**Data shown:**

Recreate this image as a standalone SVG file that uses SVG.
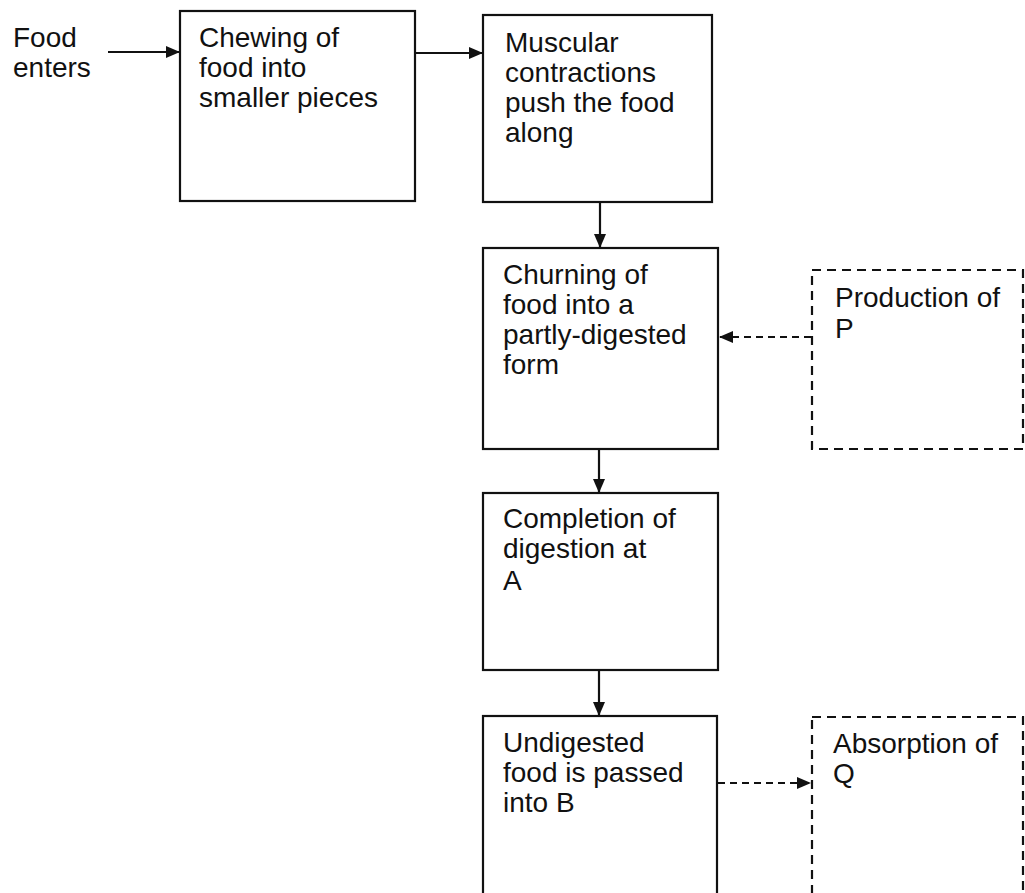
<svg xmlns="http://www.w3.org/2000/svg" width="1025" height="893" viewBox="0 0 1025 893">
<style>
.box{fill:#fff;stroke:#111;stroke-width:2.2}
.dbox{fill:#fff;stroke:#111;stroke-width:2.2;stroke-dasharray:9 6}
.t{font-family:"Liberation Sans",Arial,sans-serif;font-size:28px;fill:#111}
.c{stroke:#111;stroke-width:2.2;fill:none}
.dc{stroke:#111;stroke-width:2;fill:none;stroke-dasharray:7 5}
</style>
<defs>
<marker id="ah" markerUnits="userSpaceOnUse" markerWidth="16" markerHeight="14" refX="14" refY="7" orient="auto">
<path d="M0,1 L14,7 L0,13 Z" fill="#111"/>
</marker>
</defs>
<rect width="1025" height="893" fill="#fff"/>
<g id="food-enters"><text class="t" x="13" y="47">Food</text><text class="t" x="13" y="77">enters</text></g>
<g id="chewing"><rect class="box" x="180" y="11" width="235" height="190"/>
<text class="t" x="199" y="47">Chewing of</text><text class="t" x="199" y="77">food into</text><text class="t" x="199" y="107">smaller pieces</text></g>
<g id="muscular"><rect class="box" x="483" y="15" width="229" height="187"/>
<text class="t" x="505" y="52">Muscular</text><text class="t" x="505" y="82">contractions</text><text class="t" x="505" y="112">push the food</text><text class="t" x="505" y="142">along</text></g>
<g id="churning"><rect class="box" x="483" y="248" width="235" height="201"/>
<text class="t" x="503" y="284">Churning of</text><text class="t" x="503" y="314">food into a</text><text class="t" x="503" y="344">partly-digested</text><text class="t" x="503" y="374">form</text></g>
<g id="production"><rect class="dbox" x="812" y="270" width="211" height="179"/>
<text class="t" x="835" y="307">Production of</text><text class="t" x="835" y="338">P</text></g>
<g id="completion"><rect class="box" x="483" y="493" width="235" height="177"/>
<text class="t" x="503" y="528">Completion of</text><text class="t" x="503" y="558">digestion at</text><text class="t" x="503" y="590">A</text></g>
<g id="undigested"><rect class="box" x="483" y="716" width="234" height="200"/>
<text class="t" x="503" y="752">Undigested</text><text class="t" x="503" y="782">food is passed</text><text class="t" x="503" y="812">into B</text></g>
<g id="absorption"><rect class="dbox" x="812" y="717" width="211" height="200"/>
<text class="t" x="833" y="753">Absorption of</text><text class="t" x="833" y="783">Q</text></g>
<g id="connectors">
<line class="c" x1="108" y1="52" x2="180" y2="52" marker-end="url(#ah)"/>
<line class="c" x1="415" y1="53" x2="483" y2="53" marker-end="url(#ah)"/>
<line class="c" x1="600" y1="202" x2="600" y2="248" marker-end="url(#ah)"/>
<line class="c" x1="599" y1="449" x2="599" y2="493" marker-end="url(#ah)"/>
<line class="c" x1="599" y1="670" x2="599" y2="716" marker-end="url(#ah)"/>
<line class="dc" x1="811" y1="337" x2="719" y2="337" marker-end="url(#ah)"/>
<line class="dc" x1="718" y1="783" x2="811" y2="783" marker-end="url(#ah)"/>
</g>
</svg>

**Exercise:**
Give every line back word for word and leave the pictures out.

**Full output:**
Recreate this image as a standalone SVG file that uses SVG.
<svg xmlns="http://www.w3.org/2000/svg" width="1025" height="893" viewBox="0 0 1025 893">
<style>
.box{fill:#fff;stroke:#111;stroke-width:2.2}
.dbox{fill:#fff;stroke:#111;stroke-width:2.2;stroke-dasharray:9 6}
.t{font-family:"Liberation Sans",Arial,sans-serif;font-size:28px;fill:#111}
.c{stroke:#111;stroke-width:2.2;fill:none}
.dc{stroke:#111;stroke-width:2;fill:none;stroke-dasharray:7 5}
</style>
<defs>
<marker id="ah" markerUnits="userSpaceOnUse" markerWidth="16" markerHeight="14" refX="14" refY="7" orient="auto">
<path d="M0,1 L14,7 L0,13 Z" fill="#111"/>
</marker>
</defs>
<rect width="1025" height="893" fill="#fff"/>
<g id="food-enters"><text class="t" x="13" y="47">Food</text><text class="t" x="13" y="77">enters</text></g>
<g id="chewing"><rect class="box" x="180" y="11" width="235" height="190"/>
<text class="t" x="199" y="47">Chewing of</text><text class="t" x="199" y="77">food into</text><text class="t" x="199" y="107">smaller pieces</text></g>
<g id="muscular"><rect class="box" x="483" y="15" width="229" height="187"/>
<text class="t" x="505" y="52">Muscular</text><text class="t" x="505" y="82">contractions</text><text class="t" x="505" y="112">push the food</text><text class="t" x="505" y="142">along</text></g>
<g id="churning"><rect class="box" x="483" y="248" width="235" height="201"/>
<text class="t" x="503" y="284">Churning of</text><text class="t" x="503" y="314">food into a</text><text class="t" x="503" y="344">partly-digested</text><text class="t" x="503" y="374">form</text></g>
<g id="production"><rect class="dbox" x="812" y="270" width="211" height="179"/>
<text class="t" x="835" y="307">Production of</text><text class="t" x="835" y="338">P</text></g>
<g id="completion"><rect class="box" x="483" y="493" width="235" height="177"/>
<text class="t" x="503" y="528">Completion of</text><text class="t" x="503" y="558">digestion at</text><text class="t" x="503" y="590">A</text></g>
<g id="undigested"><rect class="box" x="483" y="716" width="234" height="200"/>
<text class="t" x="503" y="752">Undigested</text><text class="t" x="503" y="782">food is passed</text><text class="t" x="503" y="812">into B</text></g>
<g id="absorption"><rect class="dbox" x="812" y="717" width="211" height="200"/>
<text class="t" x="833" y="753">Absorption of</text><text class="t" x="833" y="783">Q</text></g>
<g id="connectors">
<line class="c" x1="108" y1="52" x2="180" y2="52" marker-end="url(#ah)"/>
<line class="c" x1="415" y1="53" x2="483" y2="53" marker-end="url(#ah)"/>
<line class="c" x1="600" y1="202" x2="600" y2="248" marker-end="url(#ah)"/>
<line class="c" x1="599" y1="449" x2="599" y2="493" marker-end="url(#ah)"/>
<line class="c" x1="599" y1="670" x2="599" y2="716" marker-end="url(#ah)"/>
<line class="dc" x1="811" y1="337" x2="719" y2="337" marker-end="url(#ah)"/>
<line class="dc" x1="718" y1="783" x2="811" y2="783" marker-end="url(#ah)"/>
</g>
</svg>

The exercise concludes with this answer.